[Records contained in a dataset]
──────────────────────────────
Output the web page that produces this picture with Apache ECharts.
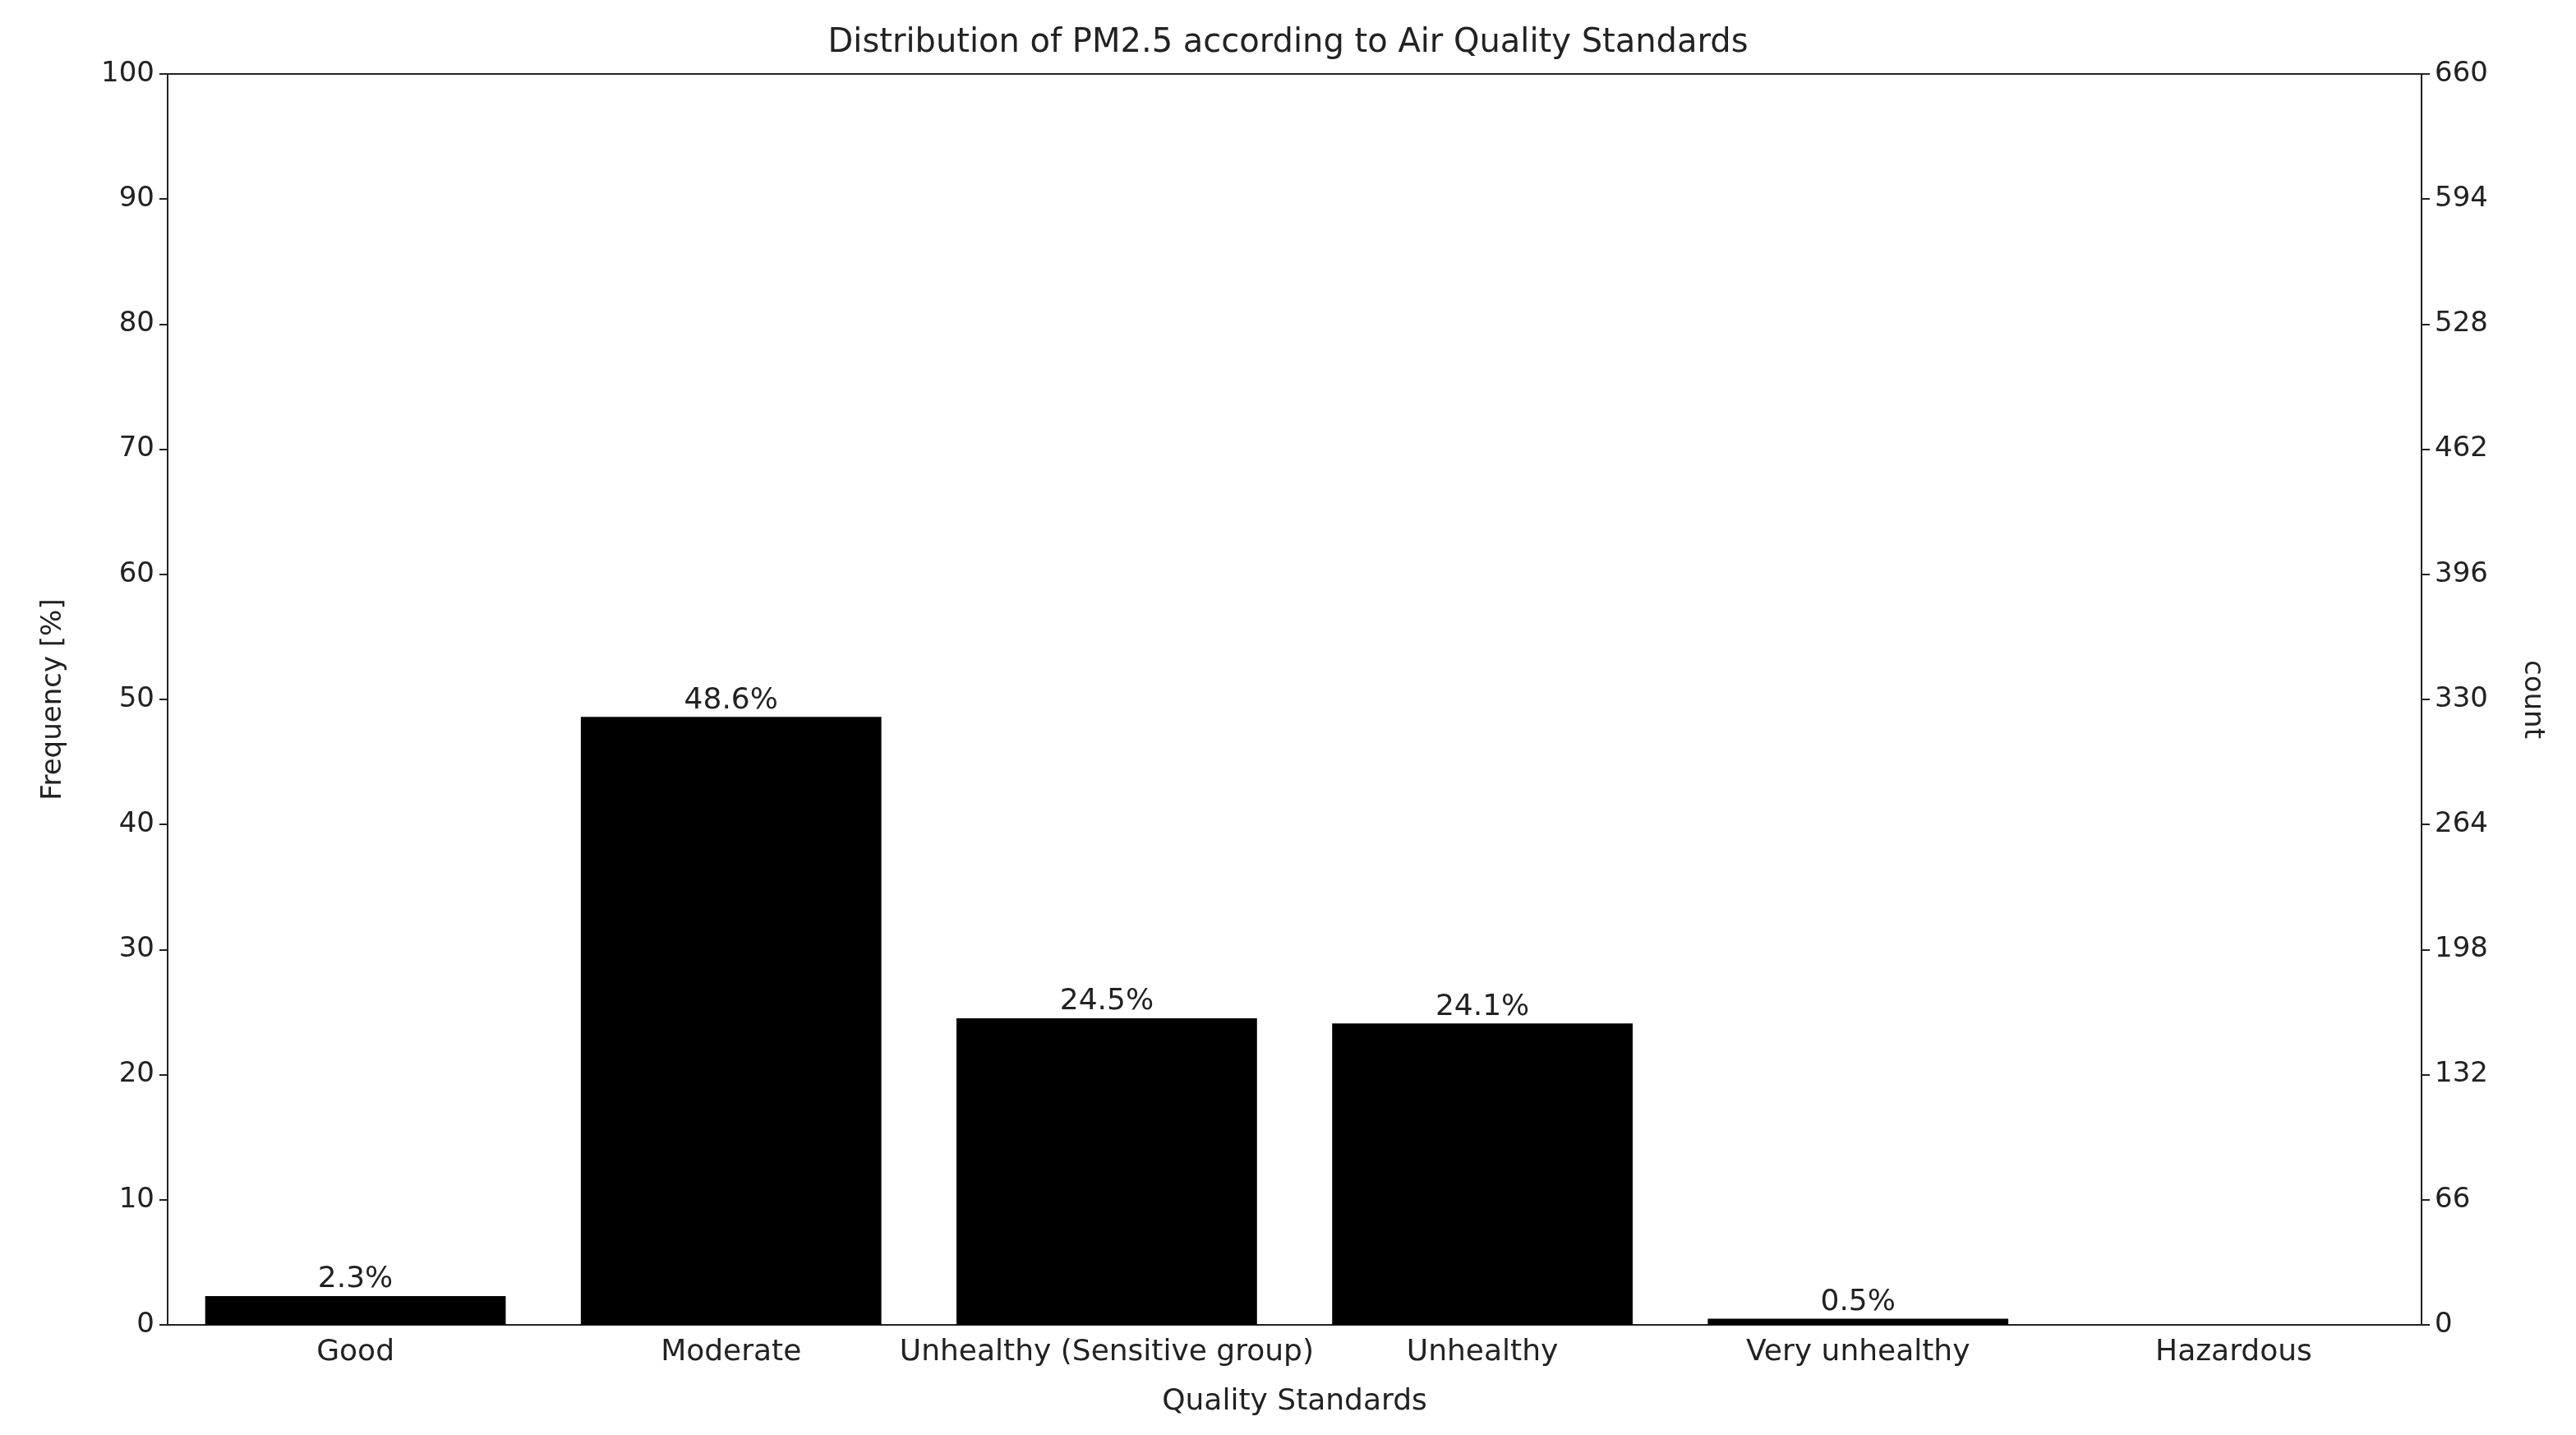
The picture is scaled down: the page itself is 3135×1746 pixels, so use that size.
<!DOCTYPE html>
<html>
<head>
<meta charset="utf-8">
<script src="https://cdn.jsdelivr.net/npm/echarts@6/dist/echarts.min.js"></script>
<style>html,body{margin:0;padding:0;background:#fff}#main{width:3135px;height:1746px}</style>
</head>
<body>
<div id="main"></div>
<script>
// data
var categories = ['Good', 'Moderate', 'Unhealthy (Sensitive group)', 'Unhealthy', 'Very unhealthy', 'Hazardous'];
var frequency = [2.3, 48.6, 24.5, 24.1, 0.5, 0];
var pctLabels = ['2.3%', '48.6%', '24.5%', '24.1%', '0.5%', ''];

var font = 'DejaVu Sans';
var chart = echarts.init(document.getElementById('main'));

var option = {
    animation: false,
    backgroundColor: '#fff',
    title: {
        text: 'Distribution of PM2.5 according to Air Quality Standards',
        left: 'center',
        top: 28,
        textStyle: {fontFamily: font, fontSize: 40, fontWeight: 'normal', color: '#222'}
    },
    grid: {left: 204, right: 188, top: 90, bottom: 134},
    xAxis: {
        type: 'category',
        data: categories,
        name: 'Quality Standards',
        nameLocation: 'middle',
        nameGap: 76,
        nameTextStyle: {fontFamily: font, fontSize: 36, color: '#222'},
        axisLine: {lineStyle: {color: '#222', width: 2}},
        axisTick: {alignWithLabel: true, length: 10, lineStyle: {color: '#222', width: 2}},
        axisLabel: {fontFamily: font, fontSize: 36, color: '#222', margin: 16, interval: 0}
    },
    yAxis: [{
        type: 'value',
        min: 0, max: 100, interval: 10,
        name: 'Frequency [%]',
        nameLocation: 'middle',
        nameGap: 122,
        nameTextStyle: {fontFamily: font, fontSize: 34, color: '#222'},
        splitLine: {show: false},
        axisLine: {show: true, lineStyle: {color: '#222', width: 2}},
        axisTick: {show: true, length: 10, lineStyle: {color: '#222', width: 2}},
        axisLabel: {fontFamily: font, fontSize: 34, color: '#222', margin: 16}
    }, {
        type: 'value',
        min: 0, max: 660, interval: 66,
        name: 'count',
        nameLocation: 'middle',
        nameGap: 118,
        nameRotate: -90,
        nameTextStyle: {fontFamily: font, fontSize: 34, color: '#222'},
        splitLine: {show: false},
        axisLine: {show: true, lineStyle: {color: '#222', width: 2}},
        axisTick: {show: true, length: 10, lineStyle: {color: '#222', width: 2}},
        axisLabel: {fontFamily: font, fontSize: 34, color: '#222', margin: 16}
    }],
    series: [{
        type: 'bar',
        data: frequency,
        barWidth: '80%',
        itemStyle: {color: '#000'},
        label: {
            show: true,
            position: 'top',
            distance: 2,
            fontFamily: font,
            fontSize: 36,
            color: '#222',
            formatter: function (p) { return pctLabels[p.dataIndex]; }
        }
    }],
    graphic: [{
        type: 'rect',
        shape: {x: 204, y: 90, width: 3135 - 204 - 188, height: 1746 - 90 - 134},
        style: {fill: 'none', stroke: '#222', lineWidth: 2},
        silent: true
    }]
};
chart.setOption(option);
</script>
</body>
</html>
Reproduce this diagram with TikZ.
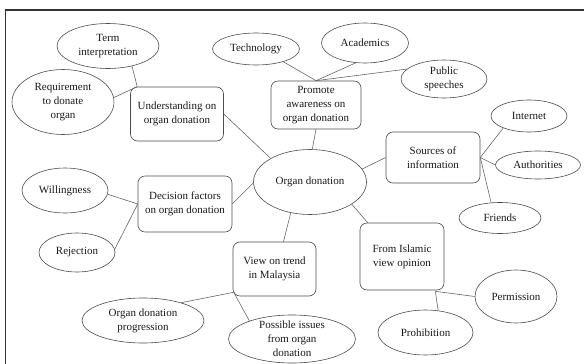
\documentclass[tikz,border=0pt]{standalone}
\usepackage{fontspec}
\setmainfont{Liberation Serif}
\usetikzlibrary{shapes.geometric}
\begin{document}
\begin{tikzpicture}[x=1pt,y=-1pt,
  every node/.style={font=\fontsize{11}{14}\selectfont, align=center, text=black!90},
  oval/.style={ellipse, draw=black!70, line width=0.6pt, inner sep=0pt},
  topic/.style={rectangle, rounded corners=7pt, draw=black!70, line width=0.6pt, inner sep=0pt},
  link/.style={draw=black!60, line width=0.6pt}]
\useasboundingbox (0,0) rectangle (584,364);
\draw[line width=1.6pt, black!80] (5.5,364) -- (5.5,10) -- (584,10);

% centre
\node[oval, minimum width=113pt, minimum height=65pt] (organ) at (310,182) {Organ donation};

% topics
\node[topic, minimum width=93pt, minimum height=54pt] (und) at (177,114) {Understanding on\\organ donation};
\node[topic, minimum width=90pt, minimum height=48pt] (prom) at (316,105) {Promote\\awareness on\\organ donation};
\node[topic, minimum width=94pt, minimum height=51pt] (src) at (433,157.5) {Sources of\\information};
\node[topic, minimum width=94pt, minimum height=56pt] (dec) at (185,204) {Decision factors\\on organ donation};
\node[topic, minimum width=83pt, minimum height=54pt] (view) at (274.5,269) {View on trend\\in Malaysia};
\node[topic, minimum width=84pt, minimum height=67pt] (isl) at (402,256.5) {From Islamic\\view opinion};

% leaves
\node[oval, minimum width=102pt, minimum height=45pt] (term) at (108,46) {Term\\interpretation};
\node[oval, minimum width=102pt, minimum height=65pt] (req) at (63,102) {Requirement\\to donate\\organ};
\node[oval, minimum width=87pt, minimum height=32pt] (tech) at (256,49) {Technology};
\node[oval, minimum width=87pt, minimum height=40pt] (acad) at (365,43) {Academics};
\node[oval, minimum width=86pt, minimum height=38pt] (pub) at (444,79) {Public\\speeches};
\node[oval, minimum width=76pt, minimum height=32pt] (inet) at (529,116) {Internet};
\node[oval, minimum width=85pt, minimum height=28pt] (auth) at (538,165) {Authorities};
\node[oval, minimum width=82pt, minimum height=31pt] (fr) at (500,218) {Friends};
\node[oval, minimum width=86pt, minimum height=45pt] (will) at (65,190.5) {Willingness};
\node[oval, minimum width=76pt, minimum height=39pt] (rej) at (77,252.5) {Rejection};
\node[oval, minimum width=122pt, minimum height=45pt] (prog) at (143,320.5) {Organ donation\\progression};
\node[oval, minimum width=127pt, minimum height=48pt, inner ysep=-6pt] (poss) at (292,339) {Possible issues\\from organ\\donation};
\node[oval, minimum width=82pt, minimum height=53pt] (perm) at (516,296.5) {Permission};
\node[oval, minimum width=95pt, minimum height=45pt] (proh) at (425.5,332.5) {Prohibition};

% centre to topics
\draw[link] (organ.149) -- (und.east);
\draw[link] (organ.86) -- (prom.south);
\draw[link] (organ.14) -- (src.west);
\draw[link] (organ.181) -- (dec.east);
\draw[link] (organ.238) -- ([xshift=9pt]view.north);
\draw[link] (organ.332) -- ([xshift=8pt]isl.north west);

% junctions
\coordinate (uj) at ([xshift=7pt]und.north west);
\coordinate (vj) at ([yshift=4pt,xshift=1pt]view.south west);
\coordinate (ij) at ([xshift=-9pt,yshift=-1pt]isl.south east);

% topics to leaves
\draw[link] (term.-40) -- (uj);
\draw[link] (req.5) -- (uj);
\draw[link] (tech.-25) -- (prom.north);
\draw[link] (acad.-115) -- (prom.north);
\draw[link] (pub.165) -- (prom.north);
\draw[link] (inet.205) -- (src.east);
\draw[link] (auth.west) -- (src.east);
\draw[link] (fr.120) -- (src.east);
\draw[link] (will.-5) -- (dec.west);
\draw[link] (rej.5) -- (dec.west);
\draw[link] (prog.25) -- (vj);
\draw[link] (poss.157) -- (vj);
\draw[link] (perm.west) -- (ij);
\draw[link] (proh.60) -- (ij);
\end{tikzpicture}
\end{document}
──────────────────────────────
**TASK INSTRUCTIONS:** Set down the lines of the records above exactly, apart from the pictures.

**TASK RESPONSE:**
Output the web page that produces this picture with Apache ECharts.
The picture is scaled down: the page itself is 3135×1746 pixels, so use that size.
<!DOCTYPE html>
<html>
<head>
<meta charset="utf-8">
<script src="https://cdn.jsdelivr.net/npm/echarts@6/dist/echarts.min.js"></script>
<style>html,body{margin:0;padding:0;background:#fff}#main{width:3135px;height:1746px}</style>
</head>
<body>
<div id="main"></div>
<script>
// data
var categories = ['Good', 'Moderate', 'Unhealthy (Sensitive group)', 'Unhealthy', 'Very unhealthy', 'Hazardous'];
var frequency = [2.3, 48.6, 24.5, 24.1, 0.5, 0];
var pctLabels = ['2.3%', '48.6%', '24.5%', '24.1%', '0.5%', ''];

var font = 'DejaVu Sans';
var chart = echarts.init(document.getElementById('main'));

var option = {
    animation: false,
    backgroundColor: '#fff',
    title: {
        text: 'Distribution of PM2.5 according to Air Quality Standards',
        left: 'center',
        top: 28,
        textStyle: {fontFamily: font, fontSize: 40, fontWeight: 'normal', color: '#222'}
    },
    grid: {left: 204, right: 188, top: 90, bottom: 134},
    xAxis: {
        type: 'category',
        data: categories,
        name: 'Quality Standards',
        nameLocation: 'middle',
        nameGap: 76,
        nameTextStyle: {fontFamily: font, fontSize: 36, color: '#222'},
        axisLine: {lineStyle: {color: '#222', width: 2}},
        axisTick: {alignWithLabel: true, length: 10, lineStyle: {color: '#222', width: 2}},
        axisLabel: {fontFamily: font, fontSize: 36, color: '#222', margin: 16, interval: 0}
    },
    yAxis: [{
        type: 'value',
        min: 0, max: 100, interval: 10,
        name: 'Frequency [%]',
        nameLocation: 'middle',
        nameGap: 122,
        nameTextStyle: {fontFamily: font, fontSize: 34, color: '#222'},
        splitLine: {show: false},
        axisLine: {show: true, lineStyle: {color: '#222', width: 2}},
        axisTick: {show: true, length: 10, lineStyle: {color: '#222', width: 2}},
        axisLabel: {fontFamily: font, fontSize: 34, color: '#222', margin: 16}
    }, {
        type: 'value',
        min: 0, max: 660, interval: 66,
        name: 'count',
        nameLocation: 'middle',
        nameGap: 118,
        nameRotate: -90,
        nameTextStyle: {fontFamily: font, fontSize: 34, color: '#222'},
        splitLine: {show: false},
        axisLine: {show: true, lineStyle: {color: '#222', width: 2}},
        axisTick: {show: true, length: 10, lineStyle: {color: '#222', width: 2}},
        axisLabel: {fontFamily: font, fontSize: 34, color: '#222', margin: 16}
    }],
    series: [{
        type: 'bar',
        data: frequency,
        barWidth: '80%',
        itemStyle: {color: '#000'},
        label: {
            show: true,
            position: 'top',
            distance: 2,
            fontFamily: font,
            fontSize: 36,
            color: '#222',
            formatter: function (p) { return pctLabels[p.dataIndex]; }
        }
    }],
    graphic: [{
        type: 'rect',
        shape: {x: 204, y: 90, width: 3135 - 204 - 188, height: 1746 - 90 - 134},
        style: {fill: 'none', stroke: '#222', lineWidth: 2},
        silent: true
    }]
};
chart.setOption(option);
</script>
</body>
</html>
Reproduce this diagram with TikZ.
\documentclass[tikz,border=0pt]{standalone}
\usepackage{fontspec}
\setmainfont{Liberation Serif}
\usetikzlibrary{shapes.geometric}
\begin{document}
\begin{tikzpicture}[x=1pt,y=-1pt,
  every node/.style={font=\fontsize{11}{14}\selectfont, align=center, text=black!90},
  oval/.style={ellipse, draw=black!70, line width=0.6pt, inner sep=0pt},
  topic/.style={rectangle, rounded corners=7pt, draw=black!70, line width=0.6pt, inner sep=0pt},
  link/.style={draw=black!60, line width=0.6pt}]
\useasboundingbox (0,0) rectangle (584,364);
\draw[line width=1.6pt, black!80] (5.5,364) -- (5.5,10) -- (584,10);

% centre
\node[oval, minimum width=113pt, minimum height=65pt] (organ) at (310,182) {Organ donation};

% topics
\node[topic, minimum width=93pt, minimum height=54pt] (und) at (177,114) {Understanding on\\organ donation};
\node[topic, minimum width=90pt, minimum height=48pt] (prom) at (316,105) {Promote\\awareness on\\organ donation};
\node[topic, minimum width=94pt, minimum height=51pt] (src) at (433,157.5) {Sources of\\information};
\node[topic, minimum width=94pt, minimum height=56pt] (dec) at (185,204) {Decision factors\\on organ donation};
\node[topic, minimum width=83pt, minimum height=54pt] (view) at (274.5,269) {View on trend\\in Malaysia};
\node[topic, minimum width=84pt, minimum height=67pt] (isl) at (402,256.5) {From Islamic\\view opinion};

% leaves
\node[oval, minimum width=102pt, minimum height=45pt] (term) at (108,46) {Term\\interpretation};
\node[oval, minimum width=102pt, minimum height=65pt] (req) at (63,102) {Requirement\\to donate\\organ};
\node[oval, minimum width=87pt, minimum height=32pt] (tech) at (256,49) {Technology};
\node[oval, minimum width=87pt, minimum height=40pt] (acad) at (365,43) {Academics};
\node[oval, minimum width=86pt, minimum height=38pt] (pub) at (444,79) {Public\\speeches};
\node[oval, minimum width=76pt, minimum height=32pt] (inet) at (529,116) {Internet};
\node[oval, minimum width=85pt, minimum height=28pt] (auth) at (538,165) {Authorities};
\node[oval, minimum width=82pt, minimum height=31pt] (fr) at (500,218) {Friends};
\node[oval, minimum width=86pt, minimum height=45pt] (will) at (65,190.5) {Willingness};
\node[oval, minimum width=76pt, minimum height=39pt] (rej) at (77,252.5) {Rejection};
\node[oval, minimum width=122pt, minimum height=45pt] (prog) at (143,320.5) {Organ donation\\progression};
\node[oval, minimum width=127pt, minimum height=48pt, inner ysep=-6pt] (poss) at (292,339) {Possible issues\\from organ\\donation};
\node[oval, minimum width=82pt, minimum height=53pt] (perm) at (516,296.5) {Permission};
\node[oval, minimum width=95pt, minimum height=45pt] (proh) at (425.5,332.5) {Prohibition};

% centre to topics
\draw[link] (organ.149) -- (und.east);
\draw[link] (organ.86) -- (prom.south);
\draw[link] (organ.14) -- (src.west);
\draw[link] (organ.181) -- (dec.east);
\draw[link] (organ.238) -- ([xshift=9pt]view.north);
\draw[link] (organ.332) -- ([xshift=8pt]isl.north west);

% junctions
\coordinate (uj) at ([xshift=7pt]und.north west);
\coordinate (vj) at ([yshift=4pt,xshift=1pt]view.south west);
\coordinate (ij) at ([xshift=-9pt,yshift=-1pt]isl.south east);

% topics to leaves
\draw[link] (term.-40) -- (uj);
\draw[link] (req.5) -- (uj);
\draw[link] (tech.-25) -- (prom.north);
\draw[link] (acad.-115) -- (prom.north);
\draw[link] (pub.165) -- (prom.north);
\draw[link] (inet.205) -- (src.east);
\draw[link] (auth.west) -- (src.east);
\draw[link] (fr.120) -- (src.east);
\draw[link] (will.-5) -- (dec.west);
\draw[link] (rej.5) -- (dec.west);
\draw[link] (prog.25) -- (vj);
\draw[link] (poss.157) -- (vj);
\draw[link] (perm.west) -- (ij);
\draw[link] (proh.60) -- (ij);
\end{tikzpicture}
\end{document}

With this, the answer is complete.